I’m not a big fan of horses. They always seem to eat the wrong things, stand around clueless in the hot sun, and spend an inordinate amount of time with the vet. But I figured any port in a storm. I followed Lisa to her horse’s enclosure and watched her reinforce an already unbreakable bond with the animal. I did the usual carrot offering and watched as the mare picked daintily at the straw.

I met Al. Interesting guy. Must be as old or older than me yet he moves with the quickness of a cat, tends to the many horses housed at the ranch and comes complete with a history that he shares with anyone willing to listen. He told me about Joel’s first wife, Edith, who passed away years ago. It helped me with my own grief.

We visited some of the horses, and met some horse people (who are unique and thoroughly into loving and caring for their animals.) I was tiring and was ready to go home. But Lisa said “Would you like to meet St. Angelica. She’s pregnant.” I thought, ok one more and then home.

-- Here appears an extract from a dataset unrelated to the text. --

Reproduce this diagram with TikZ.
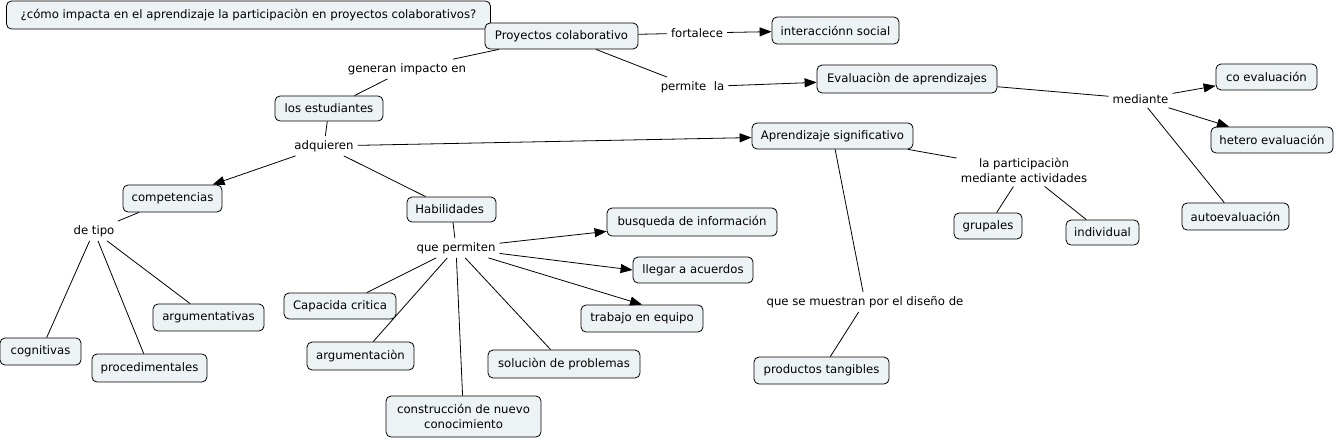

I was alone at the fenced enclosure. A very pretty Angelica came to me but didn’t seem to be looking for food. I stroked her face and scratched behind her ears. She lowered her head and lightly nibbled on my shoe. She rested her warm head on my shoulder. I talked to her, not horse talk but people talk. “Is that you, Ila? Are you reminding me of how you used to tie your shoes?” A silly thing maybe but at that moment I felt warm and happy. I was close to my sweetheart. I could have stood there forever. But Angelica had other things to do, walked away, and left me with a lasting memory.